Jackson's trial counsel was appointed in May 2016, after his first two attorneys were allowed to withdraw. Shortly after his new attorney was appointed, Jackson filed a motion to dismiss his counsel. However, it does not appear from the record that a hearing on this motion was held, and Jackson does not mention it in later hearings.
In September 2016, Jackson's trial counsel requested a continuance, stating that he needed more time to interview potential witnesses that Jackson wished to have testify at trial. Jackson agreed with his attorney's statement. Throughout this period Jackson filed several pro se motions that his counsel believed did not have merit. The motions were all heard in December 2016; some were granted and others were denied by the district court or withdrawn by Jackson. At no point did Jackson express displeasure with his trial counsel to the court in person. While his written communications may have expressed his dissatisfaction with his counsel, he did not bring up such dissatisfaction to the judge while discussing his case before voir dire. A few days after the jury found him guilty, Jackson filed a pro se motion to dismiss counsel. Due to the allegations in Jackson's motion, the district court allowed his trial counsel to withdraw and assigned a new attorney.
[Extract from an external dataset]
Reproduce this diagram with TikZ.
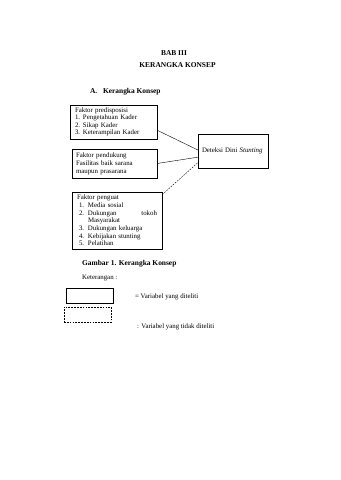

On appeal, Jackson relies on State v. Jenkins, 257 Kan. 1074, 898 P.2d 1121 (1995), overruled in part by Mickens, 535 U.S. 162, to support his position that he need not show that a conflict significantly impacted his counsel's performance to obtain relief. Jenkins held that where defense counsel also represented a key prosecution witness, there was an actual conflict and the defendant was not required to show prejudice to obtain a reversal. 257 Kan. at 1087. However, in Galaviz, 296 Kan. 168, Syl. ¶¶ 6, 7, the Kansas Supreme Court held that even if the trial court fails to inquire about a conflict, "a defendant must demonstrate that a conflict of interest adversely affected the adequacy of the attorney's representation" and recognized that Jenkins was overruled in part by Mickens.
Jackson fails to show how any potential conflict adversely impacted his trial attorney's representation under either Strickland or Cuyler. Jackson's counsel requested a continuance to speak with Jackson's proposed witnesses and called Jackson's fiancée as a witness. He cross-examined the State's witnesses in an attempt to show that no State witness could positively place Jackson in the Myers' home. And Jackson's counsel argued
that Jackson was not in the home. His arguments were unsuccessful, but that does not mean that there was a conflict between Jackson and him, nor does it mean that any potential conflict adversely affected his performance as Jackson's counsel. Jackson fails to meet his burden to show that his conviction requires reversal because the trial court did not inquire into potential conflicts between himself and his trial counsel.
Finally, Jackson's second pro se issue merely incorporates his prior arguments under a new heading stating that "Trial Counsel . . . failed to recuse Judge." For the same reasons outlined above, we are unpersuaded by his argument.